• _ENTRIES SHOWN_:

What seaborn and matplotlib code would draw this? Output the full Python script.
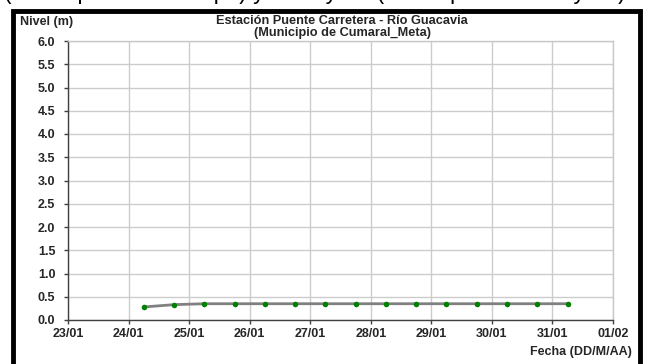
import matplotlib
matplotlib.use("Agg")
import matplotlib.pyplot as plt
import matplotlib.dates as mdates
from matplotlib.patches import Rectangle
import pandas as pd
import seaborn as sns

# data
times = pd.to_datetime([
    "2013-01-24 06:00", "2013-01-24 18:00", "2013-01-25 06:00", "2013-01-25 18:00",
    "2013-01-26 06:00", "2013-01-26 18:00", "2013-01-27 06:00", "2013-01-27 18:00",
    "2013-01-28 06:00", "2013-01-28 18:00", "2013-01-29 06:00", "2013-01-29 18:00",
    "2013-01-30 06:00", "2013-01-30 18:00", "2013-01-31 06:00",
])
nivel = [0.28, 0.33, 0.35, 0.35, 0.35, 0.35, 0.35, 0.35,
         0.35, 0.35, 0.35, 0.35, 0.35, 0.35, 0.35]
y_ticks = [0.0, 0.5, 1.0, 1.5, 2.0, 2.5, 3.0, 3.5, 4.0, 4.5, 5.0, 5.5, 6.0]
x_start, x_end = "2013-01-23", "2013-02-01"

title = "Estación Puente Carretera - Río Guacavia\n(Municipio de Cumaral_Meta)"
top_caption = "(Municipio de Restrepo) y Cabuyaro (Municipio de Cabuyaro)"

sns.set_theme(style="whitegrid")
plt.rcParams["font.family"] = ["Liberation Sans", "DejaVu Sans"]

df = pd.DataFrame({"fecha": times, "nivel": nivel})

W, H = 650, 364
fig = plt.figure(figsize=(W / 100, H / 100), dpi=100)
ax = fig.add_axes([68 / W, 1 - 320 / H, (613 - 68) / W, (320 - 41) / H])

sns.lineplot(data=df, x="fecha", y="nivel", ax=ax, color="#808080", linewidth=2, zorder=3)
sns.scatterplot(data=df, x="fecha", y="nivel", ax=ax, color="#008000", s=16,
                edgecolor="#008000", linewidth=0, zorder=4)

ax.set_xlim(pd.Timestamp(x_start), pd.Timestamp(x_end))
ax.set_ylim(0, 6.0)
ax.set_yticks(y_ticks)
ax.yaxis.set_major_formatter(matplotlib.ticker.FormatStrFormatter("%.1f"))
ax.xaxis.set_major_locator(mdates.DayLocator())
ax.xaxis.set_major_formatter(mdates.DateFormatter("%d/%m"))

ax.grid(True, color="#cccccc", linewidth=1)
ax.set_facecolor("white")
for side in ["top", "right"]:
    ax.spines[side].set_color("#c8c8c8")
    ax.spines[side].set_linewidth(1)
for side in ["left", "bottom"]:
    ax.spines[side].set_color("#404040")
    ax.spines[side].set_linewidth(1)

ax.tick_params(axis="both", which="major", length=3, width=1, color="#404040",
               direction="out", labelsize=9, bottom=True, left=True)
ax.tick_params(axis="y", pad=6)
ax.tick_params(axis="x", pad=3)
for lbl in ax.get_xticklabels() + ax.get_yticklabels():
    lbl.set_fontweight("bold")
ax.set_xlabel("")
ax.set_ylabel("")

fig.text(342 / W, 1 - 27 / H, title, ha="center", va="center", fontsize=9.2,
         fontweight="bold", linespacing=0.95)
fig.text(20 / W, 1 - 22 / H, "Nivel (m)", ha="left", va="center", fontsize=9,
         fontweight="bold")
fig.text(632 / W, 1 - 352 / H, "Fecha (DD/M/AA)", ha="right", va="center",
         fontsize=9, fontweight="bold")
fig.text(4 / W, 1 + 0.5 / H, top_caption, ha="left", va="baseline", fontsize=16.5,
         color="black")

frame = Rectangle((13 / W, -0.05), (640 - 13) / W, (1 - 10.5 / H) + 0.05,
                  transform=fig.transFigure, fill=False, edgecolor="black",
                  linewidth=3.5, clip_on=False)
fig.patches.append(frame)

fig.savefig("out.png", dpi=100)
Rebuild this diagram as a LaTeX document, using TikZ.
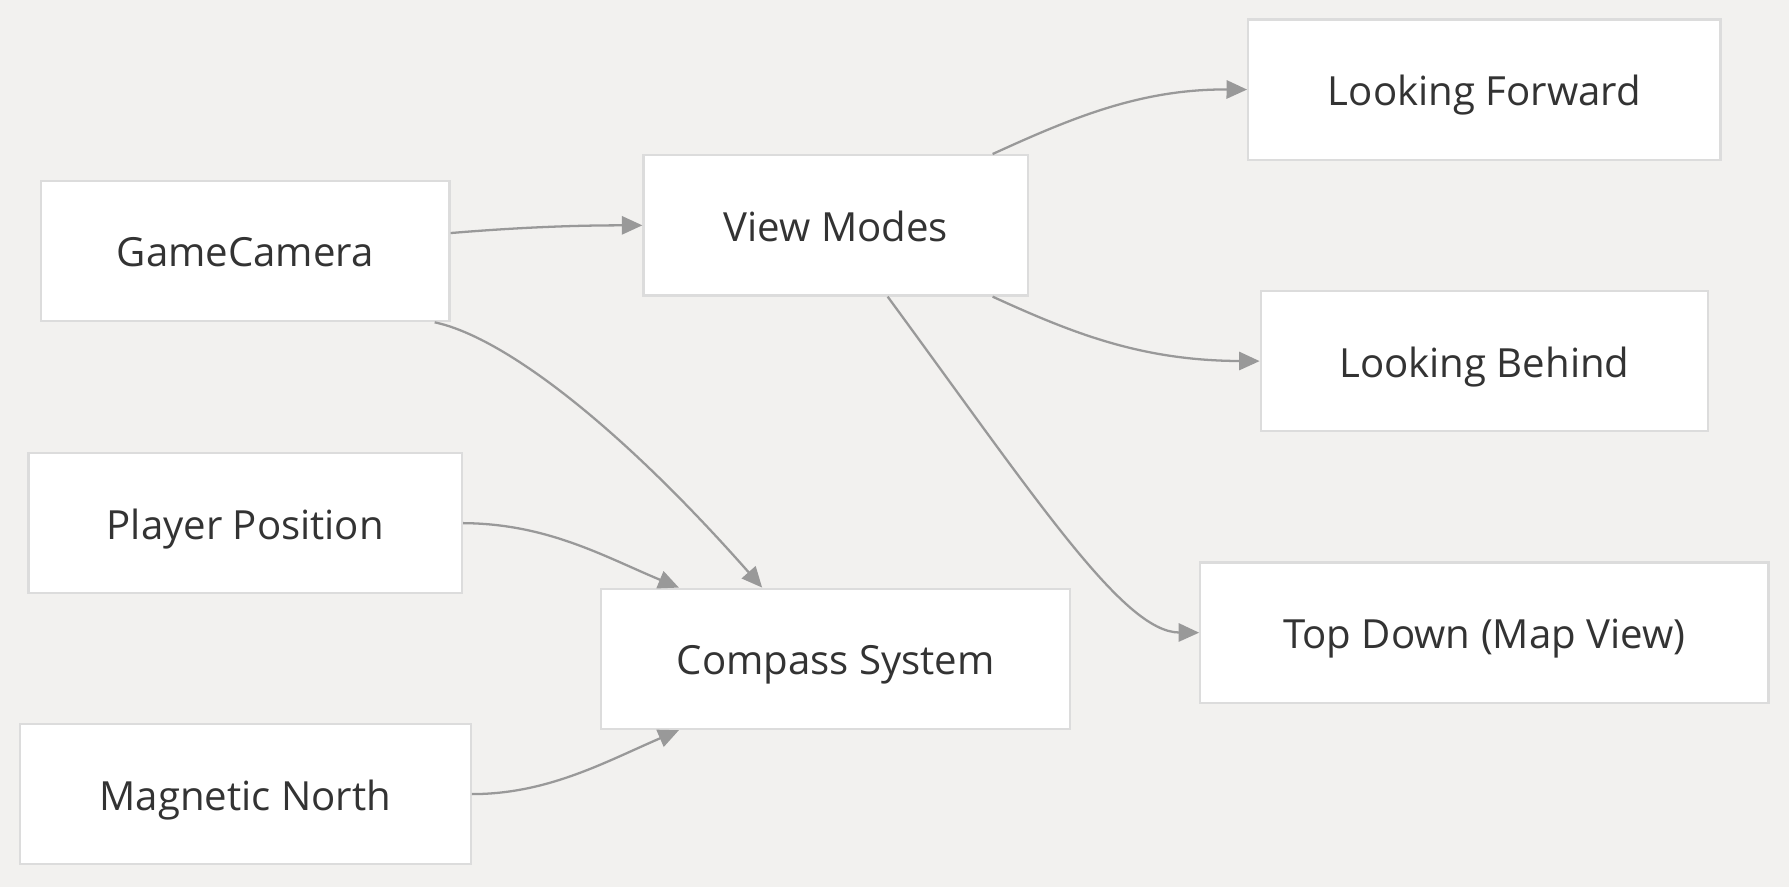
\documentclass[tikz,border=0pt]{standalone}
\usepackage{fontspec}
\setmainfont{Open Sans}
\usetikzlibrary{arrows.meta}
\definecolor{bgcol}{HTML}{F2F1EF}
\definecolor{boxline}{HTML}{DCDCDC}
\definecolor{linecol}{HTML}{999999}
\definecolor{txtcol}{HTML}{333333}

\begin{document}
\begin{tikzpicture}[x=0.5pt,y=-0.5pt,
    box/.style={draw=boxline, line width=1pt, fill=white, text=txtcol,
      minimum height=61.5pt, inner sep=0pt, text height=14pt, text depth=0pt,
      font=\fontsize{17.6}{21}\selectfont},
    arr/.style={draw=linecol, line width=1pt, -{Triangle[length=9pt,width=8pt]}}]
        \fill [bgcol] (0,0) rectangle (1568,777);
        \useasboundingbox (0,0) rectangle (1568,777);
        \node [box, minimum width=179pt] (gc) at (215,220) {GameCamera};
        \node [box, minimum width=190pt] (pp) at (215,458.5) {Player Position};
        \node [box, minimum width=197.5pt] (mn) at (215,696) {Magnetic North};
        \node [box, minimum width=168.5pt] (vm) at (732.5,197.5) {View Modes};
        \node [box, minimum width=205.5pt] (cs) at (732.5,577.5) {Compass System};
        \node [box, minimum width=207pt] (lf) at (1301,78.5) {Looking Forward};
        \node [box, minimum width=196pt] (lb) at (1301,316.5) {Looking Behind};
        \node [box, minimum width=249pt] (td) at (1301,554.5) {Top Down (Map View)};
        \draw [arr] (gc.5) .. controls (470,198) and (520,197.5) .. (vm.west);
        \draw [arr] ([xshift=-7pt]gc.south east) .. controls (440,295) and (540,370) .. ([xshift=-32.25pt]cs.north);
        \draw [arr] (pp.east) .. controls (480,459) and (530,488) .. ([xshift=-68.75pt]cs.north);
        \draw [arr] (mn.east) .. controls (480,696) and (530,668) .. ([xshift=-68.75pt]cs.south);
        \draw [arr] ([xshift=68.75pt]vm.north) .. controls (940,103) and (1000,78) .. (lf.west);
        \draw [arr] ([xshift=68.75pt]vm.south) .. controls (940,292) and (1000,316) .. (lb.west);
        \draw [arr] ([xshift=22.75pt]vm.south) .. controls (910,440) and (985,554) .. (td.west);
\end{tikzpicture}
\end{document}
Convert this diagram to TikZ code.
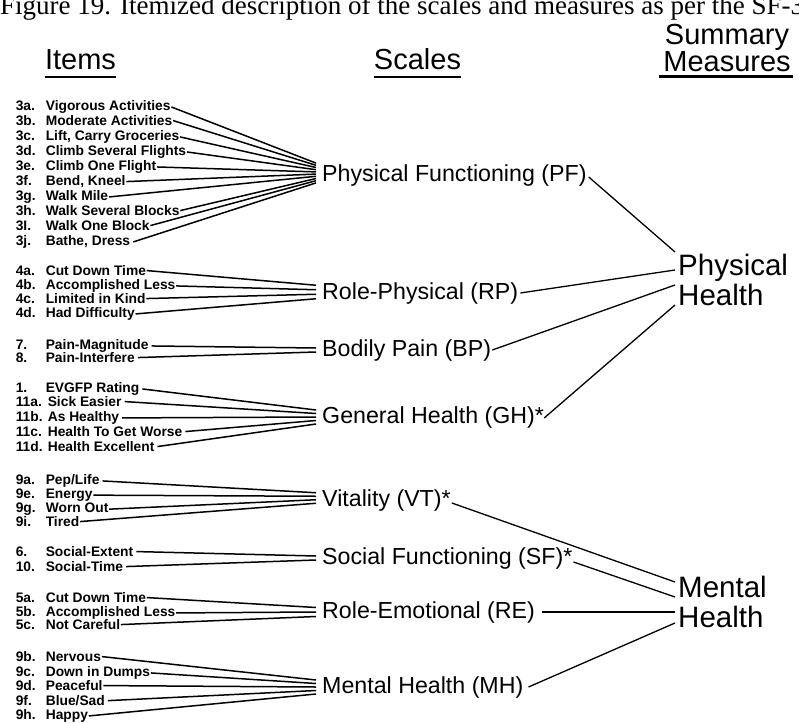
\documentclass[tikz,border=0pt]{standalone}
\usepackage{fontspec}
\setmainfont{Liberation Sans}
\newfontfamily\capfont{Liberation Serif}
\usetikzlibrary{calc}
\newcommand\itemrow[5]{\node[itm] (#1) at (15,#2+4.5) {\makebox[#3pt][l]{#4}#5};}
\newcommand\feedto[4]{\draw[feed] (#1.east) -- ([xshift=-6pt,yshift=#4pt]#2.west);}
\begin{document}
\begin{tikzpicture}[x=1pt,y=-1pt,
 itm/.style={anchor=base west,inner sep=0.6pt,font=\fontsize{13.8}{13.8}\selectfont\bfseries},
 scl/.style={anchor=west,inner sep=0pt,font=\fontsize{23.2}{23.2}\selectfont},
 summ/.style={anchor=west,inner sep=0pt,align=left,font=\fontsize{29.5}{30}\selectfont},
 hdr/.style={anchor=base,inner sep=0pt,font=\fontsize{29}{29}\selectfont},
 uline/.style={line width=2.6pt},
 feed/.style={line width=1.5pt},
 link/.style={line width=1.3pt}]
\useasboundingbox (0,0) rectangle (799,722);
\clip (0,0) rectangle (799,722);

% caption (cut off by the page edge)
\node[anchor=base west,inner sep=0pt,font=\capfont\fontsize{27}{27}\selectfont] (cap) at (0,15)
  {Figure 19. Itemized description of the scales and measures as per the SF-36};

% headers
\node[hdr] (hitems) at (80.5,70) {Items};
\node[hdr] (hscales) at (417.5,70) {Scales};
\node[hdr,align=center,font=\fontsize{29}{26.5}\selectfont,anchor=south] (hmeas) at (727,71.5) {Summary\\Measures};
\draw[uline] ([yshift=-7pt]hitems.base west) -- ([yshift=-7pt]hitems.base east);
\draw[uline] ([yshift=-7pt]hscales.base west) -- ([yshift=-7pt]hscales.base east);
\draw[uline] ([yshift=-5pt,xshift=-4pt]hmeas.south west) -- ([yshift=-5pt,xshift=2pt]hmeas.south east);

% scales
\node[scl] (pf) at (322,176) {Physical Functioning (PF)};
\node[scl] (rp) at (322,293) {Role-Physical (RP)};
\node[scl] (bp) at (322,350) {Bodily Pain (BP)};
\node[scl] (gh) at (322,417) {General Health (GH)*};
\node[scl] (vt) at (322,500) {Vitality (VT)*};
\node[scl] (sf) at (322,558) {Social Functioning (SF)*};
\node[scl] (re) at (322,612) {Role-Emotional (RE)};
\node[scl] (mh) at (322,687) {Mental Health (MH)};

% summary measures
\node[summ] (phys) at (678,279.5) {Physical\\Health};
\node[summ] (ment) at (678,601.5) {Mental\\Health};

% items
\itemrow{i3a}{106}{30}{3a.}{Vigorous Activities}
\itemrow{i3b}{121}{30}{3b.}{Moderate Activities}
\itemrow{i3c}{136}{30}{3c.}{Lift, Carry Groceries}
\itemrow{i3d}{151}{30}{3d.}{Climb Several Flights}
\itemrow{i3e}{166}{30}{3e.}{Climb One Flight}
\itemrow{i3f}{181}{30}{3f.}{Bend, Kneel}
\itemrow{i3g}{196}{30}{3g.}{Walk Mile}
\itemrow{i3h}{211}{30}{3h.}{Walk Several Blocks}
\itemrow{i3i}{226}{30}{3I.}{Walk One Block}
\itemrow{i3j}{241}{30}{3j.}{Bathe, Dress\,}

\itemrow{i4a}{271}{30}{4a.}{Cut Down Time}
\itemrow{i4b}{285}{30}{4b.}{Accomplished Less}
\itemrow{i4c}{299}{30}{4c.}{Limited in Kind}
\itemrow{i4d}{313}{30}{4d.}{Had Difficulty}

\itemrow{i7}{345}{30}{7.}{Pain-Magnitude\,}
\itemrow{i8}{358}{30}{8.}{Pain-Interfere\,}

\itemrow{i1}{388}{30}{1.}{EVGFP Rating\,}
\itemrow{i11a}{402}{32}{11a.}{Sick Easier\,}
\itemrow{i11b}{417}{32}{11b.}{As Healthy\,}
\itemrow{i11c}{432}{32}{11c.}{Health To Get Worse\,}
\itemrow{i11d}{447}{32}{11d.}{Health Excellent\,}

\itemrow{i9a}{480}{30}{9a.}{Pep/Life\,}
\itemrow{i9e}{494}{30}{9e.}{Energy}
\itemrow{i9g}{508}{30}{9g.}{Worn Out}
\itemrow{i9i}{522}{30}{9i.}{Tired}

\itemrow{i6}{552}{30}{6.}{Social-Extent\,}
\itemrow{i10}{567}{30}{10.}{Social-Time\,}

\itemrow{i5a}{598}{30}{5a.}{Cut Down Time}
\itemrow{i5b}{612}{30}{5b.}{Accomplished Less}
\itemrow{i5c}{625}{30}{5c.}{Not Careful}

\itemrow{i9b}{657}{30}{9b.}{Nervous}
\itemrow{i9c}{672}{30}{9c.}{Down in Dumps}
\itemrow{i9d}{686}{30}{9d.}{Peaceful}
\itemrow{i9f}{701}{30}{9f.}{Blue/Sad\,}
\itemrow{i9h}{715}{30}{9h.}{Happy}

% item -> scale connectors
\foreach \n [count=\k from 0] in {i3a,i3b,i3c,i3d,i3e,i3f,i3g,i3h,i3i,i3j}
  {\pgfmathsetmacro\dy{3+(4.5-\k)*2.2}\feedto{\n}{pf}{}{\dy}}
\foreach \n [count=\k from 0] in {i4a,i4b,i4c,i4d}
  {\pgfmathsetmacro\dy{1+(1.5-\k)*4.5}\feedto{\n}{rp}{}{\dy}}
\foreach \n [count=\k from 0] in {i7,i8}
  {\pgfmathsetmacro\dy{(0.5-\k)*4}\feedto{\n}{bp}{}{\dy}}
\foreach \n [count=\k from 0] in {i1,i11a,i11b,i11c,i11d}
  {\pgfmathsetmacro\dy{(2-\k)*3.5}\feedto{\n}{gh}{}{\dy}}
\foreach \n [count=\k from 0] in {i9a,i9e,i9g,i9i}
  {\pgfmathsetmacro\dy{2+(1.5-\k)*3.5}\feedto{\n}{vt}{}{\dy}}
\foreach \n [count=\k from 0] in {i6,i10}
  {\pgfmathsetmacro\dy{(0.5-\k)*4}\feedto{\n}{sf}{}{\dy}}
\foreach \n [count=\k from 0] in {i5a,i5b,i5c}
  {\pgfmathsetmacro\dy{(1-\k)*4.5}\feedto{\n}{re}{}{\dy}}
\foreach \n [count=\k from 0] in {i9b,i9c,i9d,i9f,i9h}
  {\pgfmathsetmacro\dy{(2-\k)*3.5}\feedto{\n}{mh}{}{\dy}}

% scale -> summary connectors
\draw[link] ([xshift=2pt,yshift=-1pt]pf.east) -- ([xshift=-3pt,yshift=27.5pt]phys.west);
\draw[link] ([xshift=2pt]rp.east) -- ([xshift=-3pt,yshift=9.5pt]phys.west);
\draw[link] ([xshift=1pt]bp.east) -- ([xshift=-3pt,yshift=-5.5pt]phys.west);
\draw[link] ([xshift=0pt,yshift=-1pt]gh.east) -- ([xshift=-3pt,yshift=-25.5pt]phys.west);
\draw[link] ([xshift=1pt,yshift=-3pt]vt.east) -- ([xshift=-3pt,yshift=19.5pt]ment.west);
\draw[link] ([xshift=1pt,yshift=-4pt]sf.east) -- ([xshift=-3pt,yshift=4.5pt]ment.west);
\draw[link] ([xshift=7pt]re.east) -- ([xshift=-3pt,yshift=-10.5pt]ment.west);
\draw[link] ([xshift=5pt]mh.east) -- ([xshift=-3pt,yshift=-21.5pt]ment.west);
\end{tikzpicture}
\end{document}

• _REQUIREMENT_:
Copy, word for word, the entries above from the first line to the line that holds "ax = fig.add_axes([68". Drop the pictures.

• _ANSWER FOR THIS EXERCISE_:
What seaborn and matplotlib code would draw this? Output the full Python script.
import matplotlib
matplotlib.use("Agg")
import matplotlib.pyplot as plt
import matplotlib.dates as mdates
from matplotlib.patches import Rectangle
import pandas as pd
import seaborn as sns

# data
times = pd.to_datetime([
    "2013-01-24 06:00", "2013-01-24 18:00", "2013-01-25 06:00", "2013-01-25 18:00",
    "2013-01-26 06:00", "2013-01-26 18:00", "2013-01-27 06:00", "2013-01-27 18:00",
    "2013-01-28 06:00", "2013-01-28 18:00", "2013-01-29 06:00", "2013-01-29 18:00",
    "2013-01-30 06:00", "2013-01-30 18:00", "2013-01-31 06:00",
])
nivel = [0.28, 0.33, 0.35, 0.35, 0.35, 0.35, 0.35, 0.35,
         0.35, 0.35, 0.35, 0.35, 0.35, 0.35, 0.35]
y_ticks = [0.0, 0.5, 1.0, 1.5, 2.0, 2.5, 3.0, 3.5, 4.0, 4.5, 5.0, 5.5, 6.0]
x_start, x_end = "2013-01-23", "2013-02-01"

title = "Estación Puente Carretera - Río Guacavia\n(Municipio de Cumaral_Meta)"
top_caption = "(Municipio de Restrepo) y Cabuyaro (Municipio de Cabuyaro)"

sns.set_theme(style="whitegrid")
plt.rcParams["font.family"] = ["Liberation Sans", "DejaVu Sans"]

df = pd.DataFrame({"fecha": times, "nivel": nivel})

W, H = 650, 364
fig = plt.figure(figsize=(W / 100, H / 100), dpi=100)
ax = fig.add_axes([68 / W, 1 - 320 / H, (613 - 68) / W, (320 - 41) / H])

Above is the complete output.